“Este município informou, em nota de imprensa, que o Edifício Municipal Boavista, localizado no Largo da Boavista, entrou na segunda-feira em funcionamento…” diz a Lusa. O município é o de Mafra, o mesmo que impediu a reportagem do Jornal de Mafra, barrando-nos a entrada no edifício que é objeto desta notícia.
O recurso à Lusa (agência de notícias nacional), com recusa de acesso a um OCS do próprio concelho, tem um claro significado político e cultural, e esse passa claramente pela promoção nacional que serve politicamente o Presidente dos Autarcas Social Democratas, por acaso, também Presidente da Câmara Municipal de Mafra.
No local, o próprio presidente Hélder Silva nos disse, que não estávamos autorizados a entrar no edifício para cobrir a inauguração, alegando que isso se ficaria a dever a razões relacionadas com a pandemia por covid-19.

O barramento a que fomos sujeitos, para encurtar razões, funda-se no facto de a Câmara de Mafra “desconhecer” o que são conferências de imprensa, “desconhecer” o que são notas de imprensa ou comunicados enviados à imprensa local, funda-se no facto de raramente responder a emails por nós enviados, e no facto de o seu presidente sempre ter recusado os pedidos de entrevista que lhe temos endereçado.
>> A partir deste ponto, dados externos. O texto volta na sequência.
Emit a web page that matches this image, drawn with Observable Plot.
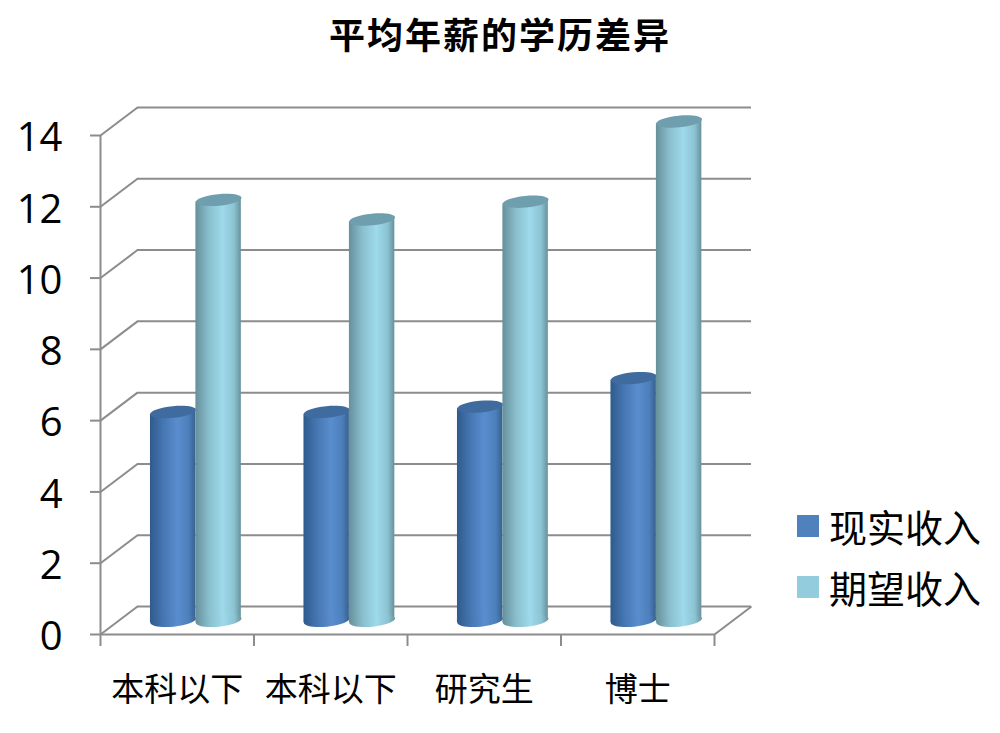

A atual gestão da Câmara de Mafra não gosta de responder a perguntas, não gosta de ser sujeita ao escrutínio da imprensa (o mesmo escrutínio a que se sujeitam os políticos nacionais). A atual gestão da Câmara de Mafra sente-se confortável com a imprensa local que tem e assim quer continuar.
Em termos conjunturais, acresce que o senhor presidente da câmara de Mafra é também presidente dos Autarcas Social Democratas. Vistas bem as coisas, os OCS de Mafra pouco pesam, alguns deles orgulham-se mesmo de não fazerem ondas, mostrando-se mais preocupados com as festarolas, o futebol local e as inaugurações, tendo se criado no concelho a ideia de que a imprensa local é amiga do poder ou é simplesmente desinteressada. Por aqui, um jornal que investiga e que faz perguntas, é olhado como um ser extraterrestre isolado, que mais tarde ou mais cedo acabará por sucumbir ao peso da cortina de ferro que sobre ele se lançou (parecerá lancinante e teatral, mas corresponde à realidade). Conjunturalmente, o que importa mesmo é a promoção nacional e essa faz-se enviando notas de imprensa (afinal a câmara de Mafra conhece a ferramenta) à Lusa, impedindo a presença dos OCS locais no ato de inauguração do edifício.
Por seu lado, toda a oposição do concelho, que se mantém oposição desde 1979, faz aquilo que, aparentemente, melhor sabe fazer, assobia para o lado. Sem surpresas. Embora, com a postura de investigação e de indagação jornalística que assumimos desde que fundámos o Jornal de Mafra, tenhamos, logo desde o início, sido apontados como pertencendo à oposição, “pagos pela oposição“, mas a realidade é bem diferente. Nunca esquecerei as palavras de uma personalidade política local, que na altura fazia comentário político no JM, que ao ouvir-me queixar das dificuldades de acesso à informação e das condições desfavoráveis que aqui encontramos, relativamente à concorrência, afirmou que nós éramos uns “queixinhas“. Não há aqui queixumes, há cidadania, um exercício que também compete à imprensa e um conceito muito na moda mas pouco exercitado.
As queixas do JM relativamente aos graves problemas, que desde sempre temos sentido no acesso à informação, têm sido olimpicamente ignoradas, durante todo o tempo, pela maioria, por todas as oposições e pelos restantes OCS do concelho. Por esse lado, nunca conseguiremos ultrapassar os problemas de acesso às fontes, nem as condições de desigualdade no exercício da atividade jornalística, relativamente à concorrência.
Num concelho, onde um dos OCS que beneficia de um comodato com a câmara municipal é parceiro de uma entidade municipal que aloja dois outros órgãos de comunicação social, o exercício da concorrência em condições de equidade é uma quimera e o acesso à informação em condições equitativas é um conto de fadas.
Vamos lá então a um episódio final, que aqui acaba por desempenhar a função de cereja no topo do ambiente que se vive no concelho de Mafra, no que à atividade da imprensa diz respeito. Quando nos foi barrada a entrada no edifício municipal a ser inaugurado, foi possível vislumbrar no interior, a presença do director de um outro órgão de comunicação social do concelho, devidamente equipado para a reportagem. Mas este é já um outro episódio desta ópera bufa, algo que, em termos deontológicos, ainda não decidimos como iremos tratar.